Cifar-10 is a dataset of 60000 32x32 colour images in 10 classes, which can be relatively small in compare to ImageNet which has 1M images. 

The more the number of parameters is, the more likely our model is to overfit to the small dataset. 
As you might have already faced this issue while training the CoolNet, after some iterations the training accuracy reaches its maximum (saturates) while the test accuracy is still relatively low. 

To solve this problem, we use the data augmentation to help the network avoid overfitting.

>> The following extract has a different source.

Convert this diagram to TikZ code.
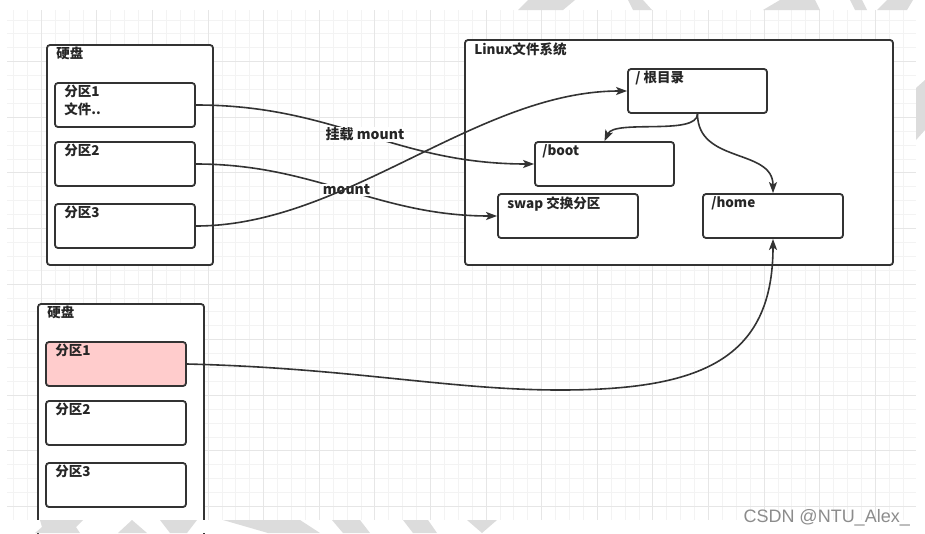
\documentclass[tikz,border=0pt]{standalone}
\usepackage{fontspec}
\setmainfont{Noto Sans CJK SC}
\newfontfamily\wmfont{Liberation Sans}
\usetikzlibrary{arrows.meta}
\definecolor{ln}{HTML}{333333}
\definecolor{wm}{HTML}{DCDCDC}
\definecolor{gmin}{HTML}{F3F3F3}
\definecolor{gmaj}{HTML}{E6E6E6}
\definecolor{pinkfill}{HTML}{FFCCCC}
\begin{document}
\begin{tikzpicture}[x=1pt,y=-1pt,
  box/.style={draw=ln, line width=1.8pt, rounded corners=3pt, fill=white, inner sep=0pt},
  lbl/.style={anchor=north west, inner sep=0pt, align=left, text=black!85,
    font=\fontsize{13.5}{18}\selectfont\bfseries},
  elbl/.style={fill=white, inner sep=1pt, text=black!85,
    font=\fontsize{14}{16}\selectfont\bfseries},
  conn/.style={draw=ln, line width=1.6pt, -{Stealth[length=11pt,width=8pt,inset=2.5pt]}},
  wmshape/.style={fill=wm, draw=none}]
\useasboundingbox (0,0) rectangle (925,533);
\fill[white] (0,0) rectangle (925,533);
% grid
\foreach \i in {0,...,64} \draw[gmin, line width=0.7pt] ({13.4+13.9*\i},10) -- ({13.4+13.9*\i},520);
\foreach \i in {0,...,35} \draw[gmin, line width=0.7pt] (7,{19.9+13.9*\i}) -- (916,{19.9+13.9*\i});
\foreach \i in {0,...,15} \draw[gmaj, line width=0.8pt] ({41.2+55.6*\i},10) -- ({41.2+55.6*\i},520);
\foreach \i in {0,...,8} \draw[gmaj, line width=0.8pt] (7,{61.6+55.6*\i}) -- (916,{61.6+55.6*\i});

% first disk
\node[box, minimum width=166pt, minimum height=220pt] (d1) at (130,155) {};
\node[lbl] (d1t) at ([shift={(10pt,-3pt)}]d1.north west) {硬盘};
\node[box, minimum width=140pt, minimum height=44pt] (p1) at (125,105) {};
\node[lbl] (p1t) at ([shift={(10pt,-3pt)}]p1.north west) {分区1\\文件..};
\node[box, minimum width=140pt, minimum height=44pt] (p2) at (125,164) {};
\node[lbl] (p2t) at ([shift={(10pt,-3pt)}]p2.north west) {分区2};
\node[box, minimum width=140pt, minimum height=44pt] (p3) at (125,226) {};
\node[lbl] (p3t) at ([shift={(10pt,-3pt)}]p3.north west) {分区3};

% linux file system
\node[box, minimum width=428pt, minimum height=225pt] (lx) at (679,152.5) {};
\node[lbl] (lxt) at ([shift={(10pt,-3pt)}]lx.north west) {Linux文件系统};
\node[box, minimum width=139pt, minimum height=44pt] (root) at (697.5,91) {};
\node[lbl] (roott) at ([shift={(8pt,-3pt)}]root.north west) {/ 根目录};
\node[box, minimum width=139pt, minimum height=44pt] (boot) at (604.5,164) {};
\node[lbl] (boott) at ([shift={(8pt,-3pt)}]boot.north west) {/boot};
\node[box, minimum width=140pt, minimum height=44pt] (swap) at (568,216) {};
\node[lbl] (swapt) at ([shift={(10pt,-3pt)}]swap.north west) {swap 交换分区};
\node[box, minimum width=140pt, minimum height=44pt] (home) at (773,216) {};
\node[lbl] (homet) at ([shift={(9pt,-3pt)}]home.north west) {/home};

% second disk
\node[box, minimum width=166pt, minimum height=240pt] (d2) at (121,424) {};
\node[lbl] (d2t) at ([shift={(10pt,-3pt)}]d2.north west) {硬盘};
\node[box, fill=pinkfill, minimum width=140pt, minimum height=44pt] (q1) at (116,364) {};
\node[lbl] (q1t) at ([shift={(10pt,-3pt)}]q1.north west) {分区1};
\node[box, minimum width=140pt, minimum height=44pt] (q2) at (116,423) {};
\node[lbl] (q2t) at ([shift={(10pt,-3pt)}]q2.north west) {分区2};
\node[box, minimum width=140pt, minimum height=44pt] (q3) at (116,485) {};
\node[lbl] (q3t) at ([shift={(10pt,-3pt)}]q3.north west) {分区3};

% connectors
\draw[conn] (p1.east) .. controls +(140,0) and +(-140,0) .. node[elbl, pos=0.5] (l1) {挂载 mount} (boot.west);
\draw[conn] (p2.east) .. controls +(120,0) and +(-120,0) .. node[elbl, pos=0.5] (l2) {mount} (swap.west);
\draw[conn] (p3.east) .. controls +(150,0) and +(-150,0) .. (root.west);
\draw[conn] (root.south) .. controls +(0,22) and +(10,-22) .. (boot.north);
\draw[conn] (root.south) .. controls +(0,50) and +(0,-45) .. (home.north);
\draw[conn] (q1.east) .. controls (350,368) and (450,390) .. (560,390) .. controls (700,390) and (773,360) .. (home.south);

% white margins with grey watermark shapes
\fill[white] (0,0) rectangle (925,10);
\fill[white] (0,520) rectangle (925,533);
\fill[white] (916,0) rectangle (925,533);
\fill[white] (0,0) rectangle (7,533);
% top band
\fill[wmshape] (528,0) -- (575,0) -- (563,10) -- (518,10) -- cycle;
\fill[wmshape] (628,0) -- (643,0) -- (652,10) -- (633,10) -- cycle;
\fill[wmshape] (780,0) -- (815,0) -- (820,10) -- (763,10) -- cycle;
\fill[wmshape] (850,0) -- (862,0) -- (867,10) -- (855,10) -- cycle;
\fill[wmshape] (887,0) -- (913,0) -- (907,10) -- (877,10) -- cycle;
% right side
\fill[wmshape] (916,88) -- (925,80) -- (925,130) -- (916,140) -- cycle;
% bottom band
\fill[wmshape] (40,520) -- (83,520) -- (76,527) -- (80,533) -- (35,533) -- (42,527) -- cycle;
\fill[wmshape] (132,520) -- (147,533) -- (118,533) -- cycle;
\fill[wmshape] (160,520) -- (197,520) -- (187,533) -- (170,533) -- cycle;
\fill[wmshape] (223,520) -- (300,520) -- (320,533) -- (300,533) -- (268,533) -- cycle;
\fill[wmshape] (332,520) -- (360,520) -- (370,533) -- (343,533) -- cycle;
\fill[wmshape] (403,520) -- (428,520) -- (437,533) -- (413,533) -- cycle;
\fill[wmshape] (467,520) -- (497,520) -- (482,533) -- cycle;

\node[anchor=base east, inner sep=0pt, text=black!45, font=\wmfont\fontsize{18}{20}\selectfont] (wmtext) at (910,522) {CSDN @NTU\_Alex\_};
\end{tikzpicture}
\end{document}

Add data transformations in to the class below and compare the results. You are free to use any type and any number of data augmentation techniques.

Just be aware that data augmentation should just happen during training phase. 

In [0]:
train_transform = transforms.Compose([
    # TODO: Add data augmentations here
    # You can find a list of transforms here:
    #  https://pytorch.org/docs/stable/torchvision/transforms.html
    transforms.RandomHorizontalFlip(),
    transforms.ToTensor(),
    transforms.Normalize((0.5, 0.5, 0.5), (0.5, 0.5, 0.5))
])

In [0]:
train_losses, train_accuracies, test_accuracies = train_network(
    net, 
    criterion=nn.CrossEntropyLoss(),
    train_transforms=train_transform,
    lr=0.01, 
    epochs=50, 
    batch_size=1024)

In [0]:
plot_results(train_losses, train_accuracies, test_accuracies)

#### Question
How does the model trained with data augmentation compared to the model trained without?

In [0]:
# Your answer here

### 2.3.4. Change the loss function

Try Mean Squared Error loss instead of Cross Entropy.

In [0]:
train_losses, train_accuracies, test_accuracies = train_network(
    net, 
    criterion=nn.MSELoss(),
    lr=0.01, 
    epochs=50, 
    batch_size=1024)

In [0]:
plot_results(train_losses, train_accuracies, test_accuracies)

#### Question:
How does this affects the results? Explain why you think this is happening.

In [0]:
# Your answer here

## Turning In

You're done! You just need to turn in the notebook file.

Go to `File > Download .ipynb` and download the file as `hw4.ipynb`. Turn in only this file.

Make sure that you've answered all questions and all plots are correct.